Start of DATA SECTION
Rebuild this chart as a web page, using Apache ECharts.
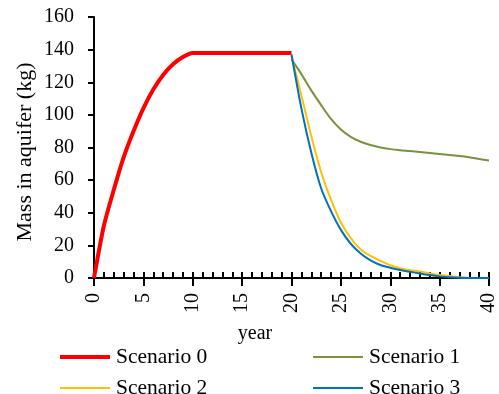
<!DOCTYPE html>
<html><head><meta charset="utf-8">
<script src="https://cdn.jsdelivr.net/npm/echarts@6/dist/echarts.min.js"></script>
<style>html,body{margin:0;padding:0;background:#fff}#c{width:499px;height:394px}</style>
</head><body><div id="c"></div>
<script>
const years0 = [0,1,2,3,4,5,6,7,8,9,10,11,12,13,14,15,16,17,18,19,20];
const scen0 = [0,32,54,74,90,104,115.5,124.5,131,135.5,138,138,138,138,138,138,138,138,138,138,138];
const yearsB = [20,21,22,23,24,25,26,27,28,29,30,31,32,33,34,35,36,37,38,39,40];
const scen1 = [134,125,115,106,97.5,91,86.5,83.5,81.5,80,79,78.3,77.8,77.2,76.6,76,75.4,74.8,74,73,72];
const scen2 = [136,112,87,65,48,34,24.5,17.5,13.5,10.5,7.8,6,4.8,4,2.8,1.9,1.2,0.4,0,0,0];
const scen3 = [137,104,77,55,41,29.5,21,15,10.8,8,6.3,4.9,3.8,2.8,1.8,1,0.4,0.1,0,0,0];
const xTicks = {min:0, max:40, interval:5};
const yTicks = {min:0, max:160, interval:20};
const names = ['Scenario 0','Scenario 1','Scenario 2','Scenario 3'];

const zip = (xs, ys) => xs.map((x,i)=>[x, ys[i]]);
const FONT = '"Liberation Serif","Times New Roman",serif';
const chart = echarts.init(document.getElementById('c'));
const colors = ['#FF0000','#77933C','#FFC000','#0070C0'];
const widths = [4,2,2,2];
const mk = (i, xs, ys) => ({
  name:names[i], type:'line', xAxisIndex:0, yAxisIndex:0, data: zip(xs, ys),
  showSymbol:false, symbol:'none', smooth:0.25,
  lineStyle:{color:colors[i], width:widths[i]}, itemStyle:{color:colors[i]}, z: i===0?3:2
});
const lg = (i, left, top) => ({
  data:[{name:names[i], icon:'rect'}], orient:'horizontal', left, top,
  itemWidth:50, itemHeight:widths[i], itemGap:0,
  itemStyle:{color:colors[i], borderWidth:0},
  textStyle:{fontSize:21.5, color:'#000', fontFamily:FONT, lineHeight:22, padding:[0,0,0,1]}
});
chart.setOption({
  animation:false,
  textStyle:{fontFamily:FONT},
  grid:{left:94, right:8, top:17, bottom:116},
  xAxis:[{
    type:'value', position:'bottom', min:xTicks.min, max:xTicks.max, interval:xTicks.interval,
    axisLine:{lineStyle:{color:'#000', width:2}},
    axisTick:{show:true, inside:false, length:8, lineStyle:{color:'#000', width:2}},
    axisLabel:{rotate:90, margin:15, color:'#000', fontSize:20, fontFamily:FONT},
    splitLine:{show:false}
  },{
    type:'value', position:'bottom', min:xTicks.min, max:xTicks.max, interval:1,
    axisLine:{show:false},
    axisTick:{show:true, inside:true, length:6, lineStyle:{color:'#000', width:2}},
    axisLabel:{show:false}, splitLine:{show:false}
  }],
  yAxis:{
    type:'value', min:yTicks.min, max:yTicks.max, interval:yTicks.interval,
    axisLine:{show:true, lineStyle:{color:'#000', width:2}},
    axisTick:{show:true, inside:false, length:6, lineStyle:{color:'#000', width:2}},
    axisLabel:{margin:20, color:'#000', fontSize:20, fontFamily:FONT},
    splitLine:{show:false}
  },
  legend:[lg(0,55,341), lg(2,55,372), lg(1,308,341), lg(3,308,372)],
  graphic:[
    {type:'text', x:255, y:334, style:{text:'year', font:'20px '+FONT, fill:'#000', align:'center', verticalAlign:'middle'}},
    {type:'text', x:25, y:152, rotation:Math.PI/2, style:{text:'Mass in aquifer (kg)', font:'22px '+FONT, fill:'#000', align:'center', verticalAlign:'middle'}}
  ],
  series:[
    mk(0, years0, scen0),
    mk(1, yearsB, scen1),
    mk(2, yearsB, scen2),
    mk(3, yearsB, scen3)
  ]
});
</script></body></html>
End of DATA SECTION
## EXERCISE TASK
Copy nothing but the lines from the top of the material through the line holding "const names = ['Scenario", exactly as written; omit pictures.

## ANSWER FOR THE TASK
Rebuild this chart as a web page, using Apache ECharts.
<!DOCTYPE html>
<html><head><meta charset="utf-8">
<script src="https://cdn.jsdelivr.net/npm/echarts@6/dist/echarts.min.js"></script>
<style>html,body{margin:0;padding:0;background:#fff}#c{width:499px;height:394px}</style>
</head><body><div id="c"></div>
<script>
const years0 = [0,1,2,3,4,5,6,7,8,9,10,11,12,13,14,15,16,17,18,19,20];
const scen0 = [0,32,54,74,90,104,115.5,124.5,131,135.5,138,138,138,138,138,138,138,138,138,138,138];
const yearsB = [20,21,22,23,24,25,26,27,28,29,30,31,32,33,34,35,36,37,38,39,40];
const scen1 = [134,125,115,106,97.5,91,86.5,83.5,81.5,80,79,78.3,77.8,77.2,76.6,76,75.4,74.8,74,73,72];
const scen2 = [136,112,87,65,48,34,24.5,17.5,13.5,10.5,7.8,6,4.8,4,2.8,1.9,1.2,0.4,0,0,0];
const scen3 = [137,104,77,55,41,29.5,21,15,10.8,8,6.3,4.9,3.8,2.8,1.8,1,0.4,0.1,0,0,0];
const xTicks = {min:0, max:40, interval:5};
const yTicks = {min:0, max:160, interval:20};
const names = ['Scenario 0','Scenario 1','Scenario 2','Scenario 3'];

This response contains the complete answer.